Ein besonderer Benefit: Im Rahmen einer Master­arbeit erstellten Studierende der Betriebs­wirtschafts­lehre die Geschäfts­pläne für beide Projekte. Diese Zusammenarbeit zeigt, wie der Kurs nicht nur Gründer*innen unter­stützt, sondern auch Studierende einbindet und einen beiderseitigen Mehrwert schafft.

Unter­nehmerischer Gedanke im Fokus

Im Kurs lernen die Teilnehmenden, ihre Ideen zu konkretisieren, sie realistisch einzuschätzen und weiterzuentwickeln. Interviews mit potenziellen Kund*innen, Ziel­gruppen­analysen und die Erstellung eines Finanz­plans gehören zu den praktischen Werkzeugen, die vermittelt werden. Die persönliche Betreuung durch Kursleiterin Bettina Müller und die Unter­stützung durch Gastdozierende machen den Kurs zu einem interaktiven und bereichernden Erlebnis.

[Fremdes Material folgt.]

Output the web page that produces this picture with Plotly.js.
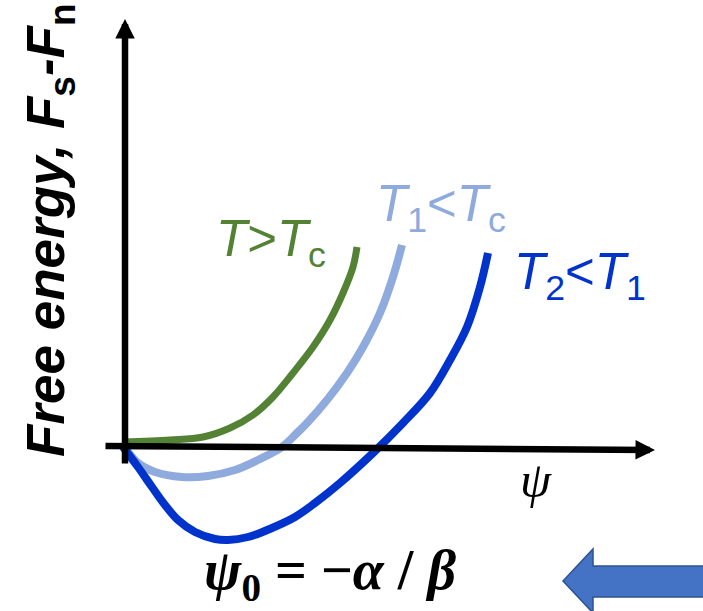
<!DOCTYPE html>
<html><head><meta charset="utf-8">
<script src="https://cdn.plot.ly/plotly-3.0.1.min.js"></script>
<style>html,body{margin:0;padding:0;background:#fff;}#chart{width:703px;height:611px;}</style>
</head><body><div id="chart"></div>
<script>
// order parameter psi and free energy Fs-Fn (arbitrary units)
const psiAboveTc = [-0.02, 0.45, 0.78, 1.05, 1.28, 1.48, 1.68, 1.88, 2.05, 2.18, 2.28, 2.32];
const fAboveTc   = [0.05, 0.07, 0.10, 0.19, 0.32, 0.50, 0.74, 1.00, 1.27, 1.54, 1.80, 2.00];
const psiT1 = [0.01, 0.13, 0.30, 0.57, 0.83, 1.10, 1.33, 1.57, 1.72, 1.82, 2.02, 2.22, 2.38, 2.55, 2.68, 2.77];
const fT1   = [-0.02, -0.16, -0.25, -0.30, -0.29, -0.23, -0.13, 0.00, 0.14, 0.24, 0.47, 0.74, 1.00, 1.34, 1.70, 2.02];
const psiT2 = [-0.02, 0.13, 0.27, 0.40, 0.53, 0.70, 0.90, 1.03, 1.23, 1.47, 1.70, 1.90, 2.15, 2.48, 2.78, 3.05, 3.25, 3.42, 3.55, 3.63];
const fT2   = [0.00, -0.20, -0.40, -0.58, -0.73, -0.85, -0.92, -0.93, -0.90, -0.81, -0.70, -0.56, -0.36, -0.06, 0.24, 0.54, 0.87, 1.20, 1.60, 1.94];
const seriesNames = ['T>Tc', 'T1<Tc', 'T2<T1'];
const seriesColors = ['#548235', '#8FAADC', '#0033CC'];
// axis extents (psi axis and energy axis)
const psiAxisEnds = [-0.21, 5.30];
const fAxisEnds = [-0.18, 4.28];

const traces = [
  {x: psiAboveTc, y: fAboveTc, name: seriesNames[0], mode: 'lines', line: {color: seriesColors[0], width: 7, shape: 'spline', smoothing: 1.0}},
  {x: psiT1, y: fT1, name: seriesNames[1], mode: 'lines', line: {color: seriesColors[1], width: 8, shape: 'spline', smoothing: 1.0}},
  {x: psiT2, y: fT2, name: seriesNames[2], mode: 'lines', line: {color: seriesColors[2], width: 8, shape: 'spline', smoothing: 1.0}}
];

const sans = 'Liberation Sans, Arial, sans-serif';
const serif = 'Liberation Serif, Times New Roman, serif';

const annotations = [
  // energy axis arrow
  {xref:'x', yref:'y', axref:'x', ayref:'y', x:0, y:fAxisEnds[1], ax:0, ay:fAxisEnds[0], text:'', showarrow:true, arrowhead:2, arrowsize:0.6, arrowwidth:6.5, arrowcolor:'#000', standoff:0},
  // psi axis arrow
  {xref:'x', yref:'y', axref:'x', ayref:'y', x:psiAxisEnds[1], y:-0.03, ax:psiAxisEnds[0], ay:0.01, text:'', showarrow:true, arrowhead:2, arrowsize:0.6, arrowwidth:6.5, arrowcolor:'#000', standoff:0},
  // labels
  {xref:'x', yref:'y', x:0.89, y:2.05, xanchor:'left', yanchor:'middle', showarrow:false,
   text:'<i>T</i>><i>T</i><sub>c</sub>', font:{family:sans, size:51, color:seriesColors[0]}},
  {xref:'x', yref:'y', x:2.49, y:2.40, xanchor:'left', yanchor:'middle', showarrow:false,
   text:'<i>T</i><sub>1</sub>&lt;<i>T</i><sub>c</sub>', font:{family:sans, size:51, color:seriesColors[1]}},
  {xref:'x', yref:'y', x:3.87, y:1.72, xanchor:'left', yanchor:'middle', showarrow:false,
   text:'<i>T</i><sub>2</sub>&lt;<i>T</i><sub>1</sub>', font:{family:sans, size:51, color:seriesColors[2]}},
  {xref:'x', yref:'y', x:4.11, y:-0.33, xanchor:'center', yanchor:'middle', showarrow:false,
   text:'<i>ψ</i>', font:{family:serif, size:50, color:'#000'}},
  {xref:'x', yref:'y', x:2.05, y:-1.27, xanchor:'center', yanchor:'middle', showarrow:false,
   text:'<b><i>ψ</i><sub>0</sub> = −<i>α</i> / <i>β</i></b>', font:{family:serif, size:56, color:'#000'}},
  // y title
  {xref:'paper', yref:'paper', x:49/703, y:1-230/611, xanchor:'center', yanchor:'middle', showarrow:false, textangle:-90,
   text:'<b><i>Free energy, F</i><sub>s</sub><i>-F</i><sub>n</sub></b>', font:{family:sans, size:53, color:'#000'}}
];

const shapes = [
  {type:'path', xref:'x', yref:'y',
   path:'M4.38,-1.34 L4.68,-1.02 L4.68,-1.19 L5.90,-1.19 L5.90,-1.50 L4.68,-1.50 L4.68,-1.66 Z',
   fillcolor:'#4472C4', line:{color:'#2F528F', width:1.5}}
];

const layout = {
  width:703, height:611, margin:{l:0, r:0, t:0, b:0},
  paper_bgcolor:'#fff', plot_bgcolor:'#fff', showlegend:false,
  xaxis:{range:[-1.25, 5.78], visible:false, fixedrange:true},
  yaxis:{range:[-1.64, 4.47], visible:false, fixedrange:true},
  annotations: annotations, shapes: shapes
};
Plotly.newPlot('chart', traces, layout, {staticPlot:true});
</script>
</body></html>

Ein zentraler Aspekt des Kurses ist die Zusammenarbeit. „In der Kulturbranche arbeiten viele als Einzelkämpfer*innen, doch hier wird Teamarbeit intensiv geübt“, sagt Müller. „Kulturschaffende sind zwar gut in ihrem Gebiet, aber die Umsetzung in Projekten, von denen man potenziell auch leben kann, bleibt oft auf der Strecke.“ Der Kurs verbindet daher die kreative Seite mit praxisbezogenem Wissensinput. In acht Sitzungen lernen die Teilnehmenden, wie man lukrative Ideen entwickelt, Marketing­strategien umsetzt und Finanz­pläne aufstellt.

„Am Ende haben sie das nötige Wissen, um eigenständig weiterzugehen“, erklärt die Forscherin. „Es geht gar nicht darum, die Projektidee wirklich umzusetzen, sondern das nötige Handwerkszeug für die Zukunft zu erlernen. Aber wenn sich gleich eine trag­fähige Geschäfts­idee aus dem Kurs ergibt, umso schöner!“

Verbindung aus Kultur und Wirtschaft

Das Programm eröffnet den Teilnehmenden neue Perspektiven und führt oft zu langanhaltenden Kooperationen – auch über die Kursdauer hinaus. Durch die enge Anbindung an die Universität entsteht zudem ein fruchtbarer Austausch zwischen Kulturschaffenden und Studierenden, der beiden Seiten zugutekommt.

Nach zwei erfolgreichen Pilot­phasen ist die dritte Ausgabe für Herbst 2025 geplant. Die positive Resonanz zeigt, dass das Programm eine wichtige Lücke füllt – für alle, die ihre kreativen Ideen in beständige Projekte verwandeln möchten.